My family really enjoyed this recipe. It was easy and quick. I used kidney beans instead of pinto beans. Next time, I may use black beans to just add a different color. I doubled the recipe to feed 4 and had some leftovers. I will try more recipes on this site as I am a big fan of one pot meals.
We made this tonight. We substituted the white rice for Brown Basmati. Used one can of pinto beans drained. One can of fire roasted diced tomatoes. Also added a 1/2 tsp of turmeric. And used vegetable broth. Very delightful recipe. Thank you for the inspiration!
This dish is easy and very delicious.

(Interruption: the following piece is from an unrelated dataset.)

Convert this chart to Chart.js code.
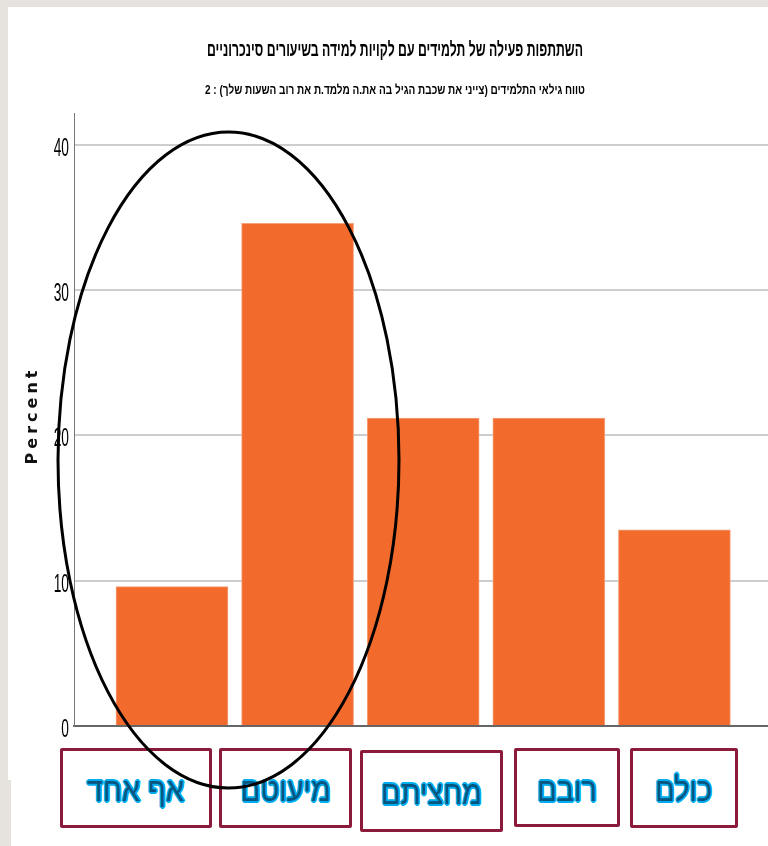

I will be making it again. Next time I plan to add more curry and throw in some chopped carrots. I need more like this. It fits into my Weight Watchers plan so nicely.
Utterly amazing!! This has become one of my favourite dishes! I also added dry fried cumin seeds & added more beans & spinach. I prefer it with short-grain rice & uncooked beans so it becomes more risotto-like. Thank you for this recipe!!
This is a great recipe! The perfect way to use up the remaining food in my fridge/pantry in between grocery trips. I made this in my Instantpot & it turned out perfectly–so easy too! Also I used black beans instead and squeezed in some lime juice when it was all done. Thank you for the great recipe!
Delicious recipe! I substituted the curry powder for a Moroccan spice mix, and it came out beautifully, I also served with a drizzle of lemon juice. Halved the recipe to create smaller portions, but still came with enough for 3 to 4 servings!
Absolutely delicious. Did not have Pinto beans so substituted with garbanzo beans. So good. Thank you!
Thank you so much for this delicious recipe. We just loved it. So easy, fast and nutritious. Next time I will make it for my vegan daughter.
So simple but delicious! Thank you for the recipe! What did you garnish with the in pictures? Lime and basil?
Thank you Marguerite, I did use lime slices, fresh cilantro and raw spinach leaves to garnish the final dish.
This came out delicious! Love the flavor.